Supplied data:
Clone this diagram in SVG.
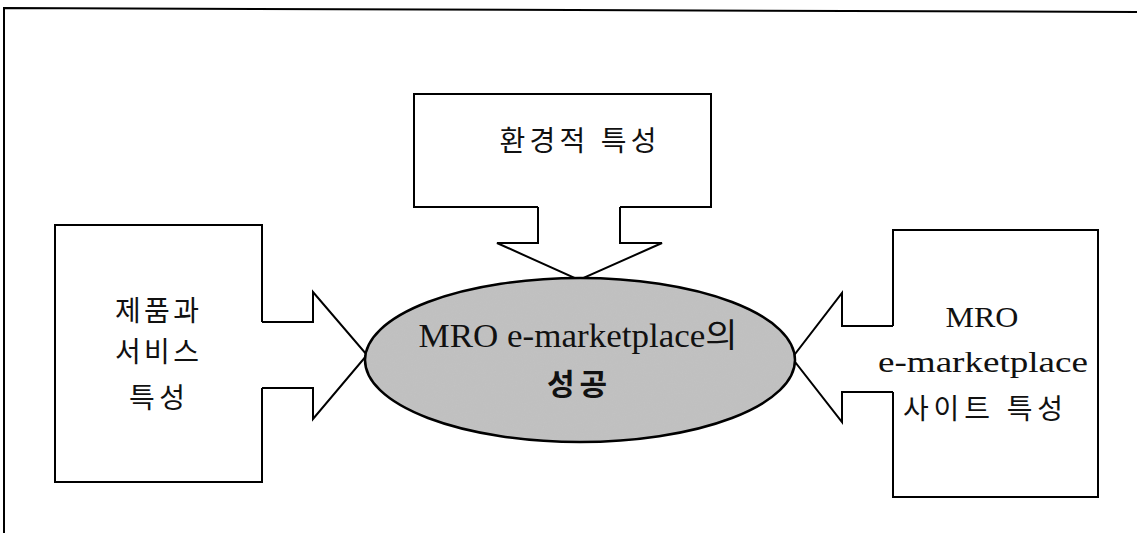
<svg xmlns="http://www.w3.org/2000/svg" width="1137" height="533" viewBox="0 0 1137 533">
<style>
.ln{fill:none;stroke:#000;stroke-width:2;stroke-linejoin:miter}
.kt{font-family:"Liberation Serif","Noto Sans CJK KR",serif;font-size:28px;fill:#111;text-anchor:middle}
.et{font-family:"Liberation Serif","Noto Sans CJK KR",serif;fill:#111;text-anchor:middle}
</style>
<defs>
<filter id="grain" x="0" y="0" width="100%" height="100%">
<feTurbulence type="fractalNoise" baseFrequency="0.9" numOctaves="2" seed="3" result="n"/>
<feColorMatrix in="n" type="matrix" values="0 0 0 0 0.5  0 0 0 0 0.5  0 0 0 0 0.5  0 0 0 0.5 0" result="g"/>
<feComposite in="g" in2="SourceGraphic" operator="in" result="gi"/>
<feMerge><feMergeNode in="SourceGraphic"/><feMergeNode in="gi"/></feMerge>
</filter>
</defs>
<rect width="1137" height="533" fill="#fff"/>
<g id="frame">
<path class="ln" d="M4,533 L4,8 L1137,12"/>
</g>
<g id="connectors">
<path class="ln" d="M538,207 L538,243 L497,243 L579,280 L662,243 L620,243 L620,207"/>
<path class="ln" d="M262,322 L313,322 L313,292 L367,355 L313,419 L313,388 L262,388"/>
<path class="ln" d="M893,326 L842,326 L842,293 L792,358 L842,422 L842,392 L893,392"/>
</g>
<g id="node-env">
<path class="ln" d="M538,207 L414,207 L414,94 L711,94 L711,207 L620,207"/>
<text class="kt" x="578" y="151" textLength="157" lengthAdjust="spacing">환경적 특성</text>
</g>
<g id="node-product">
<path class="ln" d="M262,322 L262,225 L55,225 L55,482 L262,482 L262,388"/>
<text class="kt" x="157" y="321" textLength="84" lengthAdjust="spacing">제품과</text>
<text class="kt" x="157" y="362" textLength="84" lengthAdjust="spacing">서비스</text>
<text class="kt" x="157" y="408" textLength="56" lengthAdjust="spacing">특성</text>
</g>
<g id="node-site">
<path class="ln" d="M893,326 L893,230 L1098,230 L1098,497 L893,497 L893,392"/>
<text class="et" x="982" y="327" font-size="29" textLength="73" lengthAdjust="spacingAndGlyphs">MRO</text>
<text class="et" x="983" y="372" font-size="30" textLength="210" lengthAdjust="spacingAndGlyphs">e-marketplace</text>
<text class="kt" x="983" y="419" textLength="160" lengthAdjust="spacing">사이트 특성</text>
</g>
<g id="node-success">
<ellipse cx="580" cy="360" rx="215" ry="82" fill="#c2c2c2" filter="url(#grain)"/>
<ellipse cx="580" cy="360" rx="215" ry="82" fill="none" stroke="#000" stroke-width="2.5"/>
<text class="et" x="578" y="347" font-size="33" textLength="319" lengthAdjust="spacingAndGlyphs">MRO e-marketplace의</text>
<text class="et" x="577" y="395" font-size="30" font-weight="bold" textLength="60" lengthAdjust="spacing">성공</text>
</g>
</svg>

Objective: Omit every picture, then reproduce the rest of the listing exactly.

Correct output:
Clone this diagram in SVG.
<svg xmlns="http://www.w3.org/2000/svg" width="1137" height="533" viewBox="0 0 1137 533">
<style>
.ln{fill:none;stroke:#000;stroke-width:2;stroke-linejoin:miter}
.kt{font-family:"Liberation Serif","Noto Sans CJK KR",serif;font-size:28px;fill:#111;text-anchor:middle}
.et{font-family:"Liberation Serif","Noto Sans CJK KR",serif;fill:#111;text-anchor:middle}
</style>
<defs>
<filter id="grain" x="0" y="0" width="100%" height="100%">
<feTurbulence type="fractalNoise" baseFrequency="0.9" numOctaves="2" seed="3" result="n"/>
<feColorMatrix in="n" type="matrix" values="0 0 0 0 0.5  0 0 0 0 0.5  0 0 0 0 0.5  0 0 0 0.5 0" result="g"/>
<feComposite in="g" in2="SourceGraphic" operator="in" result="gi"/>
<feMerge><feMergeNode in="SourceGraphic"/><feMergeNode in="gi"/></feMerge>
</filter>
</defs>
<rect width="1137" height="533" fill="#fff"/>
<g id="frame">
<path class="ln" d="M4,533 L4,8 L1137,12"/>
</g>
<g id="connectors">
<path class="ln" d="M538,207 L538,243 L497,243 L579,280 L662,243 L620,243 L620,207"/>
<path class="ln" d="M262,322 L313,322 L313,292 L367,355 L313,419 L313,388 L262,388"/>
<path class="ln" d="M893,326 L842,326 L842,293 L792,358 L842,422 L842,392 L893,392"/>
</g>
<g id="node-env">
<path class="ln" d="M538,207 L414,207 L414,94 L711,94 L711,207 L620,207"/>
<text class="kt" x="578" y="151" textLength="157" lengthAdjust="spacing">환경적 특성</text>
</g>
<g id="node-product">
<path class="ln" d="M262,322 L262,225 L55,225 L55,482 L262,482 L262,388"/>
<text class="kt" x="157" y="321" textLength="84" lengthAdjust="spacing">제품과</text>
<text class="kt" x="157" y="362" textLength="84" lengthAdjust="spacing">서비스</text>
<text class="kt" x="157" y="408" textLength="56" lengthAdjust="spacing">특성</text>
</g>
<g id="node-site">
<path class="ln" d="M893,326 L893,230 L1098,230 L1098,497 L893,497 L893,392"/>
<text class="et" x="982" y="327" font-size="29" textLength="73" lengthAdjust="spacingAndGlyphs">MRO</text>
<text class="et" x="983" y="372" font-size="30" textLength="210" lengthAdjust="spacingAndGlyphs">e-marketplace</text>
<text class="kt" x="983" y="419" textLength="160" lengthAdjust="spacing">사이트 특성</text>
</g>
<g id="node-success">
<ellipse cx="580" cy="360" rx="215" ry="82" fill="#c2c2c2" filter="url(#grain)"/>
<ellipse cx="580" cy="360" rx="215" ry="82" fill="none" stroke="#000" stroke-width="2.5"/>
<text class="et" x="578" y="347" font-size="33" textLength="319" lengthAdjust="spacingAndGlyphs">MRO e-marketplace의</text>
<text class="et" x="577" y="395" font-size="30" font-weight="bold" textLength="60" lengthAdjust="spacing">성공</text>
</g>
</svg>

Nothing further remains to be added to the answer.